DATA:
## START
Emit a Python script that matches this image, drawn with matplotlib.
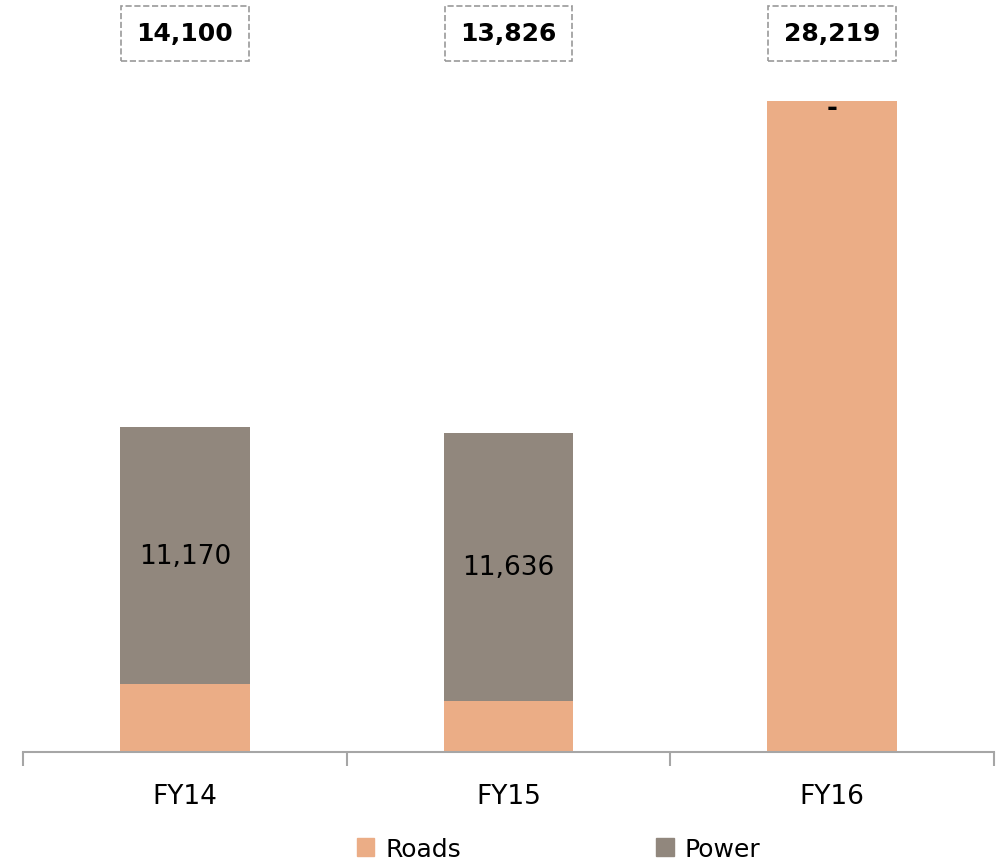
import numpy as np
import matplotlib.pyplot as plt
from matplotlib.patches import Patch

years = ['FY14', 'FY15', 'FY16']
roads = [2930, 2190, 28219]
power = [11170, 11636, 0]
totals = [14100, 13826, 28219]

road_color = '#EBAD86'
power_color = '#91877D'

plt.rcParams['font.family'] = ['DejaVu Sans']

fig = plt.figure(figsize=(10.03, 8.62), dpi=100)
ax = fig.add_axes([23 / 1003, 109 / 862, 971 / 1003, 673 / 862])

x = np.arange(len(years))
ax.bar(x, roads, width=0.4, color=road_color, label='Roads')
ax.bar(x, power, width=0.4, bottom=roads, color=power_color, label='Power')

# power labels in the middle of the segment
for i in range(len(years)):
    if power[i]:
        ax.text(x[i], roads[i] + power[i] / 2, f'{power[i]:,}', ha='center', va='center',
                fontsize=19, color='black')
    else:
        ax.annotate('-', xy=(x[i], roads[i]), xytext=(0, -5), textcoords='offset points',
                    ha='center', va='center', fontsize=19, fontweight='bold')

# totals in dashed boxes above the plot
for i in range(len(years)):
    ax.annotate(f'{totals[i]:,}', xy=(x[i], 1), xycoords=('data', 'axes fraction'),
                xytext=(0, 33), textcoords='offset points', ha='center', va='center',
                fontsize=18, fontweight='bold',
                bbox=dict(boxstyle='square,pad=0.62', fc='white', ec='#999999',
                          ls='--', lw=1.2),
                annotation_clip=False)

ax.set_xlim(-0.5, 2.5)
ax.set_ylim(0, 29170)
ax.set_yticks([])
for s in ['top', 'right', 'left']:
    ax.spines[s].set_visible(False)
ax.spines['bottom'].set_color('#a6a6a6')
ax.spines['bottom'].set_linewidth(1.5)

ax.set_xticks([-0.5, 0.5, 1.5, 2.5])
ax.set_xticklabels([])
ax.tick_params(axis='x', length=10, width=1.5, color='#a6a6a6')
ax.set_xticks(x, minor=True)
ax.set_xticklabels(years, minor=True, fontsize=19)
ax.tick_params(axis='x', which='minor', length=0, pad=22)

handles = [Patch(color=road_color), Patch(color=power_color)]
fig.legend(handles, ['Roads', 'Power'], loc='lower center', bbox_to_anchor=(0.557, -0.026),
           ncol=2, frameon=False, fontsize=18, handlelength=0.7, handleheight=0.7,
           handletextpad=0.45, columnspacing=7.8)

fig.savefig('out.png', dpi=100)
## END
YOUR INSTRUCTIONS:
Leave the pictures out and please restate exactly the lines running from the start of the material through the one with "annotation_clip=False)".

EXERCISE ANSWER:
Emit a Python script that matches this image, drawn with matplotlib.
import numpy as np
import matplotlib.pyplot as plt
from matplotlib.patches import Patch

years = ['FY14', 'FY15', 'FY16']
roads = [2930, 2190, 28219]
power = [11170, 11636, 0]
totals = [14100, 13826, 28219]

road_color = '#EBAD86'
power_color = '#91877D'

plt.rcParams['font.family'] = ['DejaVu Sans']

fig = plt.figure(figsize=(10.03, 8.62), dpi=100)
ax = fig.add_axes([23 / 1003, 109 / 862, 971 / 1003, 673 / 862])

x = np.arange(len(years))
ax.bar(x, roads, width=0.4, color=road_color, label='Roads')
ax.bar(x, power, width=0.4, bottom=roads, color=power_color, label='Power')

# power labels in the middle of the segment
for i in range(len(years)):
    if power[i]:
        ax.text(x[i], roads[i] + power[i] / 2, f'{power[i]:,}', ha='center', va='center',
                fontsize=19, color='black')
    else:
        ax.annotate('-', xy=(x[i], roads[i]), xytext=(0, -5), textcoords='offset points',
                    ha='center', va='center', fontsize=19, fontweight='bold')

# totals in dashed boxes above the plot
for i in range(len(years)):
    ax.annotate(f'{totals[i]:,}', xy=(x[i], 1), xycoords=('data', 'axes fraction'),
                xytext=(0, 33), textcoords='offset points', ha='center', va='center',
                fontsize=18, fontweight='bold',
                bbox=dict(boxstyle='square,pad=0.62', fc='white', ec='#999999',
                          ls='--', lw=1.2),
                annotation_clip=False)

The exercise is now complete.